The Big 12 shot itself in the foot when it came to the College Football Playoff last season. The conference of one true champion ended up with two co-champions in Baylor and TCU, and apparently that created a problem for the College Football Playoff selection committee. That is what Wisconsin athletics director Barry Alvarez says at least.
“One of our main criteria is conference championship,” Alvarez said at the Big Ten spring meetings, per Jon Solomon of CBSSports.com. “You can’t give two teams in a conference the conference championship. You can’t give two teams credit for that.”
Well, why not? Wisconsin claimed a share of the Big Ten title in 2010 along with Michigan State and Ohio State. Wisconsin also claimed a share of the Big Ten crown in 1998 along with Ohio State and Michigan. And in 1993 with the Buckeyes. The Big Ten had four co-champions in 1990. So yes, you can have multiple conference champions if your conference allows for it. That is not for Alvarez or anyone outside of a conference to decide. Of course, the Big 12 knows it only hurt itself.
The comments from Alvarez echo statements previously made this spring by Arkansas Athletics director and College Football Playoff selection committee chairperson Jeff Long. While in the booth for the telecast of the Arkansas spring game, Long commented on the weight the 13th game played by some schools affected the selection committee’s decision-making when determining which four teams would be invited to participate and compete in the first College Football Playoff.
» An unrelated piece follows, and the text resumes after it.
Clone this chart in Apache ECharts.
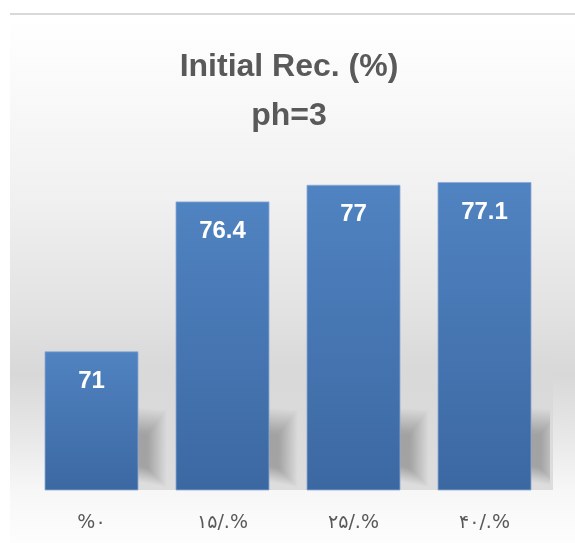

Ohio State walloped Wisconsin in the Big Ten championship game, vaulting them into the four-team field ahead of both Big 12 co-champions.
The Big 12 has taken measures to give their conference champion a better pedigree for the selection committee by instituting a clear tie-breaking process, but there is still no extra game with a Big 12 championship game. Let’s see if that makes as big a difference as the Big 12 seems to think it will.